§ Goal of the exercise: Omit pictures and quote the listing below line by line, from its start through the line that holds "const disp = h".

§ Data section:
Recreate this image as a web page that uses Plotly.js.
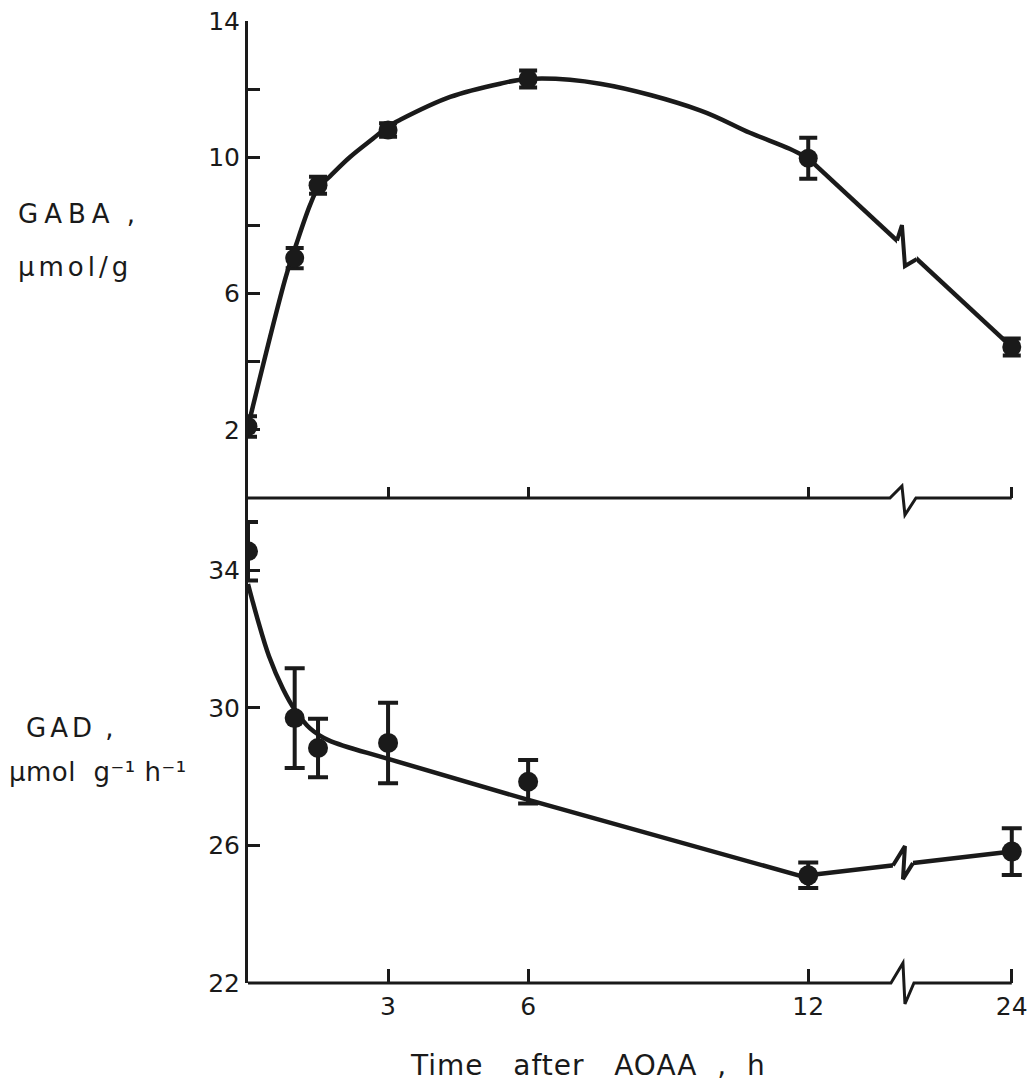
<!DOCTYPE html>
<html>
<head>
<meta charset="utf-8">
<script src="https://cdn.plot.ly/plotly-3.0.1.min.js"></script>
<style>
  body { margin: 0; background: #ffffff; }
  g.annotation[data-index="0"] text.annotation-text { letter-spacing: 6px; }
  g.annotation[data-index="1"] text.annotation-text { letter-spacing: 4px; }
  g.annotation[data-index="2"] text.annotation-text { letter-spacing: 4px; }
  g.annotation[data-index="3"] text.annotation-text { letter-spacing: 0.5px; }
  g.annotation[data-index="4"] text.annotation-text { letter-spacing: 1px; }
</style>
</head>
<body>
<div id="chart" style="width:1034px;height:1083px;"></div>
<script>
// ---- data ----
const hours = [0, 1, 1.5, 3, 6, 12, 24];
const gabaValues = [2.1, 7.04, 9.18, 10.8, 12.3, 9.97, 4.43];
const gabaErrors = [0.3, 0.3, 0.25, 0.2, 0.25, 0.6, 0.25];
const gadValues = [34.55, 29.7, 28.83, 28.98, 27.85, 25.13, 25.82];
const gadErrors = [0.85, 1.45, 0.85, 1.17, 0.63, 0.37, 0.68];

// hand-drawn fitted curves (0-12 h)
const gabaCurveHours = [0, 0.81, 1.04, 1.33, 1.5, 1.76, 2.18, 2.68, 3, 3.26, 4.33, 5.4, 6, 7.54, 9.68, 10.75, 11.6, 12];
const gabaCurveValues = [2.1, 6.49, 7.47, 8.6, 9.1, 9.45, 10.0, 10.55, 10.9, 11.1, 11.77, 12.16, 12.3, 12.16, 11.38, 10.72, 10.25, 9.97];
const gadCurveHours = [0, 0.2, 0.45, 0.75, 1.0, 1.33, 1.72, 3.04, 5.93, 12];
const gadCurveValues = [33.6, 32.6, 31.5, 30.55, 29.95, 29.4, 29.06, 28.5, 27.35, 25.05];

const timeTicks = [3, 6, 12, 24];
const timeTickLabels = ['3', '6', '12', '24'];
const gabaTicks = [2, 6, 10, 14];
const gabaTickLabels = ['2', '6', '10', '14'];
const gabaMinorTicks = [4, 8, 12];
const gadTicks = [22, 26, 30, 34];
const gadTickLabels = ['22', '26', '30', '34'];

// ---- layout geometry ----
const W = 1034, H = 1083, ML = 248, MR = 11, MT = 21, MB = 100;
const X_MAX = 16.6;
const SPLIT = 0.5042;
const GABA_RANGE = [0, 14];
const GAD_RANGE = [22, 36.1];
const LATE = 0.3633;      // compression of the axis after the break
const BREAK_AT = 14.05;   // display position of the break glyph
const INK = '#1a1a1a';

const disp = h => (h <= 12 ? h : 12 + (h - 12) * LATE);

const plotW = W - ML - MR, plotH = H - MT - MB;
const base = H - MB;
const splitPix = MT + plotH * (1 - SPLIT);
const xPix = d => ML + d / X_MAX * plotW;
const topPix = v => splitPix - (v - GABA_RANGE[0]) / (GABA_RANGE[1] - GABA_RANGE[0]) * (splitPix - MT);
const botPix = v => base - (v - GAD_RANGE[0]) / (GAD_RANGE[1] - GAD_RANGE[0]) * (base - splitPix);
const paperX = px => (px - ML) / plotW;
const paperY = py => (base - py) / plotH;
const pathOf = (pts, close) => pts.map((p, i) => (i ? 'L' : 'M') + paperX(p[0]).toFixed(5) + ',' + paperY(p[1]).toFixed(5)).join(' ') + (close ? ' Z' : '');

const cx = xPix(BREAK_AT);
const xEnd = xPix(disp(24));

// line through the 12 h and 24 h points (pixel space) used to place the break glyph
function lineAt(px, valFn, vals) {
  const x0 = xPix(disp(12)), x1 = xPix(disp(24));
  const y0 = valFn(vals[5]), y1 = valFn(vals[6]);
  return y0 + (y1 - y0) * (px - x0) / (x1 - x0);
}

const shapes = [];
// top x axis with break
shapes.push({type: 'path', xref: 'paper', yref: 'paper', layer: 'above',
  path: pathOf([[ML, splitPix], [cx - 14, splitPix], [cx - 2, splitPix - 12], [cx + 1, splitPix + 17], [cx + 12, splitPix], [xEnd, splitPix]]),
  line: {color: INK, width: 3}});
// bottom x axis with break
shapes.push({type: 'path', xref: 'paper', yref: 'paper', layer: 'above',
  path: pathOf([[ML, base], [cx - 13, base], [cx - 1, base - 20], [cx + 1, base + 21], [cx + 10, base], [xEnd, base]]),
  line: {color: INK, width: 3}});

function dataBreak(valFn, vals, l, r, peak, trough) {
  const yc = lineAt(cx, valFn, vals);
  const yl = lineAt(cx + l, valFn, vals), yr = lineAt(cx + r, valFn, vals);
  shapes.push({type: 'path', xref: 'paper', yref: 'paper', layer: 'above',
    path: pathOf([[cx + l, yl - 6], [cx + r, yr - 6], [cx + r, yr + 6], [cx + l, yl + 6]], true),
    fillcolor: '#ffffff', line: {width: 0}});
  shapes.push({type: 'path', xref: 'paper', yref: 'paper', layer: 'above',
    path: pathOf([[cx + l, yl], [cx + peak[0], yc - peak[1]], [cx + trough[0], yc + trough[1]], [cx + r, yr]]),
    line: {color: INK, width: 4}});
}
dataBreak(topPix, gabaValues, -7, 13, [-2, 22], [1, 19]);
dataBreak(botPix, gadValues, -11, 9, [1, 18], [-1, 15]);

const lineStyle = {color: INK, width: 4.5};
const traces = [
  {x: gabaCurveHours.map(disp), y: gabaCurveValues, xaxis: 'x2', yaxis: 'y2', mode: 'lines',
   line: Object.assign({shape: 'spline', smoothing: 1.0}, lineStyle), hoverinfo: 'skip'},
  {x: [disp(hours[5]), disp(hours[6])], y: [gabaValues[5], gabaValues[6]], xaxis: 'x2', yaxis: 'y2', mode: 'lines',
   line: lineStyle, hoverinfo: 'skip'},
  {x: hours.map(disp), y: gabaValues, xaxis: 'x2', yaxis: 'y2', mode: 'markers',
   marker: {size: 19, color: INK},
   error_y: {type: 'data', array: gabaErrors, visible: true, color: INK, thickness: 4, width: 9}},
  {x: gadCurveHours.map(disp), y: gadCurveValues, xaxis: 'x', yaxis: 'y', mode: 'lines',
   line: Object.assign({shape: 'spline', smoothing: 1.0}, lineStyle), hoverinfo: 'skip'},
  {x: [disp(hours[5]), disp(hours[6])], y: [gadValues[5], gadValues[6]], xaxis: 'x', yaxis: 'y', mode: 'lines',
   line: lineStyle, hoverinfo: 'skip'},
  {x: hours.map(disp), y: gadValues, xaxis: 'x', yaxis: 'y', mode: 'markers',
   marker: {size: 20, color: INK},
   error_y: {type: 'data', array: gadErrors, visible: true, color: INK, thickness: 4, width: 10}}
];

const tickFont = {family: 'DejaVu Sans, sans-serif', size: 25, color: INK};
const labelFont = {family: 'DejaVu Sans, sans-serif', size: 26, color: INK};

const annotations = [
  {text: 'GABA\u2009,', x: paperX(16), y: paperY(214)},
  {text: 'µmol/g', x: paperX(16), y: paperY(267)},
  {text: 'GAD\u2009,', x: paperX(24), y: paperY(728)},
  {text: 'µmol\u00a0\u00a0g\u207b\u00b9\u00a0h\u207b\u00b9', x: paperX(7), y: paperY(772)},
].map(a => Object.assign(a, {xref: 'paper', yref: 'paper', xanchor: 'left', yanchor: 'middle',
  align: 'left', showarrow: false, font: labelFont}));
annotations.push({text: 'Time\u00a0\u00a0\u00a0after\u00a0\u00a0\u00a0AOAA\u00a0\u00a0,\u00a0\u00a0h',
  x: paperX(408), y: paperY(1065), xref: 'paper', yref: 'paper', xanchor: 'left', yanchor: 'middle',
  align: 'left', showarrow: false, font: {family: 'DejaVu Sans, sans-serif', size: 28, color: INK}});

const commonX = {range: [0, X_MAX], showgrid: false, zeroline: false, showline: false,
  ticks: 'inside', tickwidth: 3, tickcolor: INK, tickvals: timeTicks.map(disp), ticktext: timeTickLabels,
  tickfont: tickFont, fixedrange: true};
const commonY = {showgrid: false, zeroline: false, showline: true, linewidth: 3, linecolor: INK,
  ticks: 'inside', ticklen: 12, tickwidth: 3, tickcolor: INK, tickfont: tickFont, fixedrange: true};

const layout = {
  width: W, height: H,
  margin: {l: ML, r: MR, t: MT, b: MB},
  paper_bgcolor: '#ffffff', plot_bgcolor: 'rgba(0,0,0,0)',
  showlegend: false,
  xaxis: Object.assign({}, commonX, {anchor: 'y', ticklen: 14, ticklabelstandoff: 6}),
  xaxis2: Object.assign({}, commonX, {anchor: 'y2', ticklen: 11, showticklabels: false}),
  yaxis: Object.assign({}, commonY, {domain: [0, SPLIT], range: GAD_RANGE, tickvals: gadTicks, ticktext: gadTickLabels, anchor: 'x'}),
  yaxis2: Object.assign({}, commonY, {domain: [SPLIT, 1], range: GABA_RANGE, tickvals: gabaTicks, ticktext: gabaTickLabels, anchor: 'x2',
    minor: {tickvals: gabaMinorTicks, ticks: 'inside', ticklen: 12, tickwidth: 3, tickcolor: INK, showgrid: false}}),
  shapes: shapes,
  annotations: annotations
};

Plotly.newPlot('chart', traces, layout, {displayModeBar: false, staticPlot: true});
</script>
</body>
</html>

§ Exercise output:
Recreate this image as a web page that uses Plotly.js.
<!DOCTYPE html>
<html>
<head>
<meta charset="utf-8">
<script src="https://cdn.plot.ly/plotly-3.0.1.min.js"></script>
<style>
  body { margin: 0; background: #ffffff; }
  g.annotation[data-index="0"] text.annotation-text { letter-spacing: 6px; }
  g.annotation[data-index="1"] text.annotation-text { letter-spacing: 4px; }
  g.annotation[data-index="2"] text.annotation-text { letter-spacing: 4px; }
  g.annotation[data-index="3"] text.annotation-text { letter-spacing: 0.5px; }
  g.annotation[data-index="4"] text.annotation-text { letter-spacing: 1px; }
</style>
</head>
<body>
<div id="chart" style="width:1034px;height:1083px;"></div>
<script>
// ---- data ----
const hours = [0, 1, 1.5, 3, 6, 12, 24];
const gabaValues = [2.1, 7.04, 9.18, 10.8, 12.3, 9.97, 4.43];
const gabaErrors = [0.3, 0.3, 0.25, 0.2, 0.25, 0.6, 0.25];
const gadValues = [34.55, 29.7, 28.83, 28.98, 27.85, 25.13, 25.82];
const gadErrors = [0.85, 1.45, 0.85, 1.17, 0.63, 0.37, 0.68];

// hand-drawn fitted curves (0-12 h)
const gabaCurveHours = [0, 0.81, 1.04, 1.33, 1.5, 1.76, 2.18, 2.68, 3, 3.26, 4.33, 5.4, 6, 7.54, 9.68, 10.75, 11.6, 12];
const gabaCurveValues = [2.1, 6.49, 7.47, 8.6, 9.1, 9.45, 10.0, 10.55, 10.9, 11.1, 11.77, 12.16, 12.3, 12.16, 11.38, 10.72, 10.25, 9.97];
const gadCurveHours = [0, 0.2, 0.45, 0.75, 1.0, 1.33, 1.72, 3.04, 5.93, 12];
const gadCurveValues = [33.6, 32.6, 31.5, 30.55, 29.95, 29.4, 29.06, 28.5, 27.35, 25.05];

const timeTicks = [3, 6, 12, 24];
const timeTickLabels = ['3', '6', '12', '24'];
const gabaTicks = [2, 6, 10, 14];
const gabaTickLabels = ['2', '6', '10', '14'];
const gabaMinorTicks = [4, 8, 12];
const gadTicks = [22, 26, 30, 34];
const gadTickLabels = ['22', '26', '30', '34'];

// ---- layout geometry ----
const W = 1034, H = 1083, ML = 248, MR = 11, MT = 21, MB = 100;
const X_MAX = 16.6;
const SPLIT = 0.5042;
const GABA_RANGE = [0, 14];
const GAD_RANGE = [22, 36.1];
const LATE = 0.3633;      // compression of the axis after the break
const BREAK_AT = 14.05;   // display position of the break glyph
const INK = '#1a1a1a';

const disp = h => (h <= 12 ? h : 12 + (h - 12) * LATE);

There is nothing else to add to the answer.